Curiosamente, hoje somos governados por um politico que é caricaturalmente representado como o Conde Drácula. Conde em seus modos excessivamente formais e solenes de se expressar, via linguagem erudita e rebuscada, muito distante do povo que representa, encarnando uma dignidade e nobreza nos modos estranhos ao estilo despojado, informal e descontraído do brasileiro, ao ponto de às vezes parecer estrangeiro em sua própria terra.
Esse mesmo presidente – golpista ou não – alimenta uma elite constituída por “políticos ratos”, que se alimentam das riquezas drenadas das veias do povo, de toda a nação, se fartando em grandes banquetes patrocinados pelos impostos pagos por todos nós, deixando-nos consumidos, desvitalizados, “zumbizados” pela falta de perspectivas de mudanças que venham de encontro às reais expectativas sociais. E, para completar, temos a bela primeira dama, jovem e burguesa, que nos remete à Lucy Harker, esposa do agente imobiliário.

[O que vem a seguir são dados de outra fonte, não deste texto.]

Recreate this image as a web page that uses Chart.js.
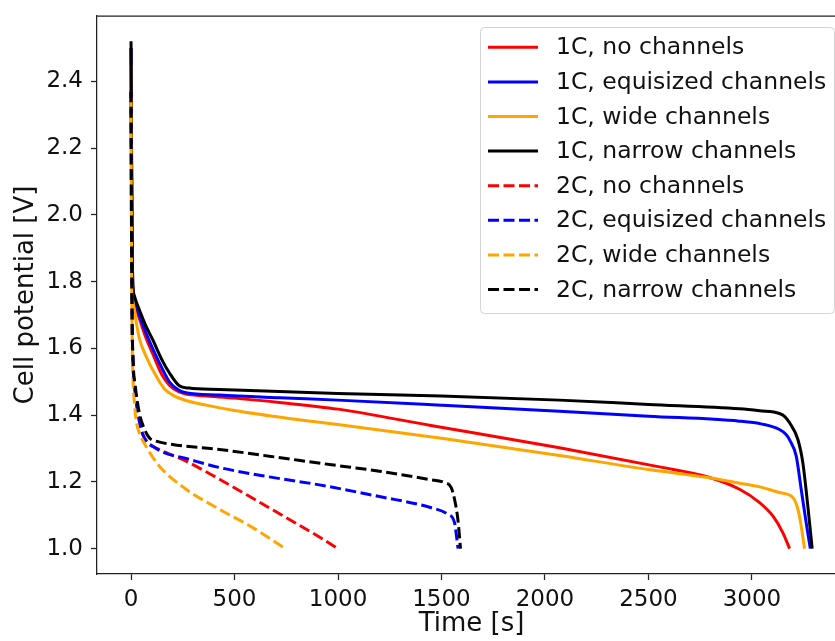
<!DOCTYPE html>
<html lang="en">
<head>
  <meta charset="UTF-8">
  <style>
    html, body { margin: 0; padding: 0; background: #fff; overflow: hidden; }
    .caixa { width: 846px; height: 641px; }
  </style>
</head>
<body>
  <div class="caixa"><canvas id="grafico" width="846" height="641"></canvas></div>

<script src="https://cdn.jsdelivr.net/npm/chart.js"></script>
<script>
  // valores (tempo em s, potencial em V)
  const t1cSem = [0, 2, 5, 8, 20, 40, 70, 104, 150, 185, 230, 266, 350, 500, 717, 999, 1442, 2070, 2553, 2779, 2940, 3037, 3101, 3149, 3182];
  const v1cSem = [2.50, 2.20, 1.92, 1.79, 1.73, 1.69, 1.635, 1.585, 1.52, 1.49, 1.47, 1.463, 1.458, 1.451, 1.438, 1.418, 1.370, 1.302, 1.245, 1.216, 1.178, 1.138, 1.098, 1.048, 1.0];

  const t1cIgual = [0, 2, 5, 8, 15, 25, 40, 70, 104, 150, 185, 230, 266, 427, 717, 999, 1500, 2070, 2500, 2940, 3050, 3133, 3165, 3182, 3214, 3238, 3262, 3282];
  const v1cIgual = [2.50, 2.20, 1.92, 1.79, 1.75, 1.73, 1.70, 1.65, 1.60, 1.54, 1.50, 1.475, 1.467, 1.460, 1.452, 1.445, 1.430, 1.412, 1.397, 1.382, 1.373, 1.357, 1.342, 1.326, 1.277, 1.178, 1.078, 1.0];

  const t1cLargo = [0, 2, 5, 8, 15, 25, 40, 70, 121, 160, 201, 270, 362, 500, 765, 999, 1500, 2070, 2500, 2779, 2940, 3037, 3133, 3198, 3222, 3238, 3254];
  const v1cLargo = [2.45, 2.10, 1.85, 1.76, 1.72, 1.68, 1.63, 1.58, 1.517, 1.48, 1.46, 1.443, 1.43, 1.414, 1.39, 1.372, 1.331, 1.279, 1.237, 1.214, 1.196, 1.185, 1.168, 1.153, 1.118, 1.068, 1.0];

  const t1cEstreito = [0, 2, 5, 8, 15, 25, 40, 70, 104, 150, 185, 233, 280, 427, 717, 999, 1500, 2070, 2500, 2940, 3037, 3133, 3160, 3182, 3222, 3246, 3270, 3291];
  const v1cEstreito = [2.52, 2.25, 1.95, 1.80, 1.76, 1.74, 1.716, 1.67, 1.627, 1.565, 1.527, 1.488, 1.481, 1.477, 1.471, 1.465, 1.457, 1.445, 1.432, 1.419, 1.413, 1.405, 1.395, 1.377, 1.327, 1.257, 1.128, 1.0];

  const t2cSem = [0, 2, 5, 10, 20, 35, 55, 80, 137, 266, 427, 588, 749, 910, 999];
  const v2cSem = [2.37, 2.00, 1.70, 1.55, 1.47, 1.40, 1.345, 1.318, 1.297, 1.262, 1.208, 1.151, 1.093, 1.035, 1.0];

  const t2cIgual = [0, 2, 5, 10, 20, 35, 55, 80, 104, 150, 266, 427, 668, 910, 1200, 1442, 1530, 1563, 1572, 1580];
  const v2cIgual = [2.37, 2.00, 1.70, 1.55, 1.47, 1.40, 1.345, 1.318, 1.307, 1.29, 1.27, 1.243, 1.215, 1.191, 1.156, 1.124, 1.103, 1.078, 1.04, 1.0];

  const t2cLargo = [0, 2, 5, 10, 16, 24, 40, 72, 137, 266, 427, 588, 745];
  const v2cLargo = [2.35, 1.95, 1.65, 1.50, 1.44, 1.387, 1.347, 1.307, 1.247, 1.178, 1.118, 1.063, 1.0];

  const t2cEstreito = [0, 2, 5, 10, 20, 40, 60, 88, 121, 200, 330, 427, 668, 959, 1200, 1442, 1514, 1547, 1563, 1579, 1592];
  const v2cEstreito = [2.37, 2.00, 1.70, 1.56, 1.49, 1.407, 1.365, 1.332, 1.322, 1.312, 1.303, 1.297, 1.277, 1.252, 1.232, 1.207, 1.198, 1.183, 1.148, 1.088, 1.0];

  const rotulos = ['1C, no channels', '1C, equisized channels', '1C, wide channels', '1C, narrow channels',
                   '2C, no channels', '2C, equisized channels', '2C, wide channels', '2C, narrow channels'];
  const ticksX = [0, 500, 1000, 1500, 2000, 2500, 3000];
  const ticksY = [1.0, 1.2, 1.4, 1.6, 1.8, 2.0, 2.2, 2.4];

  const cores = ['#ff0000', '#0000ff', '#ffa500', '#000000'];
  const fonte = 'DejaVu Sans';
  const corTexto = '#111';
  const corEixo = '#222';

  const pontos = (ts, vs) => ts.map((t, i) => ({ x: t, y: vs[i] }));

  const series = [
    [t1cSem, v1cSem], [t1cIgual, v1cIgual], [t1cLargo, v1cLargo], [t1cEstreito, v1cEstreito],
    [t2cSem, v2cSem], [t2cIgual, v2cIgual], [t2cLargo, v2cLargo], [t2cEstreito, v2cEstreito]
  ];

  const datasets = series.map((s, i) => ({
    label: rotulos[i],
    data: pontos(s[0], s[1]),
    borderColor: cores[i % 4],
    borderWidth: 3,
    borderDash: i >= 4 ? [11, 4.5] : [],
    borderCapStyle: 'butt',
    borderJoinStyle: 'round',
    cubicInterpolationMode: 'monotone',
    pointRadius: 0,
    fill: false,
    order: 20 - i   // as ultimas ficam por cima, como no original
  }));

  // linha de cima da moldura
  const moldura = {
    id: 'moldura',
    afterDraw(chart) {
      const { ctx, chartArea } = chart;
      ctx.save();
      ctx.strokeStyle = corEixo;
      ctx.lineWidth = 1.25;
      ctx.beginPath();
      ctx.moveTo(chartArea.left, chartArea.top);
      ctx.lineTo(chartArea.right, chartArea.top);
      ctx.stroke();
      ctx.restore();
    }
  };

  // legenda no canto superior direito
  const legenda = {
    id: 'legenda',
    afterDraw(chart) {
      const { ctx, chartArea } = chart;
      const x0 = chartArea.right - 366, y0 = chartArea.top + 11;
      ctx.save();
      ctx.fillStyle = 'rgba(255,255,255,0.85)';
      ctx.strokeStyle = '#d4d4d4';
      ctx.lineWidth = 1;
      ctx.beginPath();
      ctx.roundRect(x0 + 0.5, y0 + 0.5, 354, 286, 4);
      ctx.fill();
      ctx.stroke();
      ctx.font = `23.5px "${fonte}"`;
      ctx.textBaseline = 'middle';
      chart.data.datasets.forEach((ds, i) => {
        const yy = y0 + 20.3 + i * 34.6;
        ctx.strokeStyle = ds.borderColor;
        ctx.lineWidth = 3;
        ctx.setLineDash(ds.borderDash);
        ctx.beginPath();
        ctx.moveTo(x0 + 8, yy);
        ctx.lineTo(x0 + 58, yy);
        ctx.stroke();
        ctx.setLineDash([]);
        ctx.fillStyle = corTexto;
        ctx.fillText(ds.label, x0 + 76, yy + 1);
      });
      ctx.restore();
    }
  };

  new Chart(document.getElementById('grafico'), {
    type: 'line',
    data: { datasets: datasets },
    options: {
      responsive: false,
      animation: false,
      layout: { padding: { top: 16, right: 0, left: 0, bottom: 0 } },
      plugins: { legend: { display: false }, tooltip: { enabled: false } },
      scales: {
        x: {
          type: 'linear',
          min: -164.5,
          max: 3454.5,
          afterBuildTicks: s => { s.ticks = ticksX.map(v => ({ value: v })); },
          afterFit: s => { s.height = 67; s.paddingLeft = 0; s.paddingRight = 0; },
          ticks: { font: { family: fonte, size: 23 }, color: corTexto, padding: 6, maxRotation: 0, callback: v => String(v) },
          grid: { display: true, drawOnChartArea: false, drawTicks: true, tickLength: 6, tickWidth: 1.25, color: corEixo },
          border: { display: true, color: corEixo, width: 1.25 },
          title: { display: true, text: 'Time [s]', font: { family: fonte, size: 26 }, color: corTexto, padding: { top: 0, bottom: 1 } }
        },
        y: {
          min: 0.924,
          max: 2.596,
          afterBuildTicks: s => { s.ticks = ticksY.map(v => ({ value: v })); },
          afterFit: s => { s.width = 97; s.paddingTop = 0; s.paddingBottom = 0; },
          ticks: { font: { family: fonte, size: 23 }, color: corTexto, padding: 8, callback: v => v.toFixed(1) },
          grid: { display: true, drawOnChartArea: false, drawTicks: true, tickLength: 6, tickWidth: 1.25, color: corEixo },
          border: { display: true, color: corEixo, width: 1.25 },
          title: { display: true, text: 'Cell potential [V]', font: { family: fonte, size: 26 }, color: corTexto, padding: { top: 11, bottom: 0 } }
        }
      }
    },
    plugins: [moldura, legenda]
  });
</script>
</body>
</html>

Ao final do filme (sim, aqui vai o spoiler do final!), a Viena está completamente deserta, consumida por ratos e, apesar da morte do Conde Drácula, transformado em pó pelo feixe de luz do dia, deixa como seu herdeiro maldito o próprio Jonathan Harker, o agente imobiliário que, mordido pelo conde, é contaminado pelo vampirismo e vaga, em cima de um cavalo sobre uma planície deserta, em busca de uma nova morada e de novas vítimas.
Ao invés de um final redentor, o Nosferatu nos traz uma mensagem pessimista que aponta para a perpetuação e continuidade maldita do vampirismo predatório. O mesmo talvez se aplique à nossa política brasileira, que de tão corroída pela imoralidade da alta cúpula do governo, infectando todos os três poderes, não traz nenhuma perspectiva concreta de melhora, mas apenas se mostra na sua forma mais grotesca de banalização da corrupção , do crime organizado, da dilapidação dos bens públicos e na exploração de um povo que, no desespero, se entrega a formas cada vez mais alienadas de diversão e consumo, na tentativa de entorpecimento diante da inevitável entrega do pescoço, para ter o sangue drenado, anestesiados e hipnotizados diante do absurdo.
É surpreendente constatarmos as semelhanças entre o Nosferatu de Herzog e o atual cenário político brasileiro. A titulo de conclusão, não posso deixar de incluir nesse artigo, algumas charges que encontrei na internet que ilustram bem essa sincronicidade roedora-vampiresca que, só mesmo um pouco de nosso senso de humor cínico – na melhor acepção ético-filosófica da palavra – nos permite ter. O presidente conde Drácula retratado por nossos cartunistas, é a face burlesca do escarnio que nosso povo pode materializar, diante dos absurdos e abusos de poder de nossas elites politicas.
Por via das dúvidas, leitores, se rodeem de sal grosso e se protejam com colares de alho, estacas de madeira na mão, pois nossos pescoços estão com as veias latejando de indignação, mas os vampiros e ratos políticos continuam sempre e cada vez mais insaciáveis na sua sanha devoradora dos frutos de nosso trabalho conquistado com muito suor e sangue.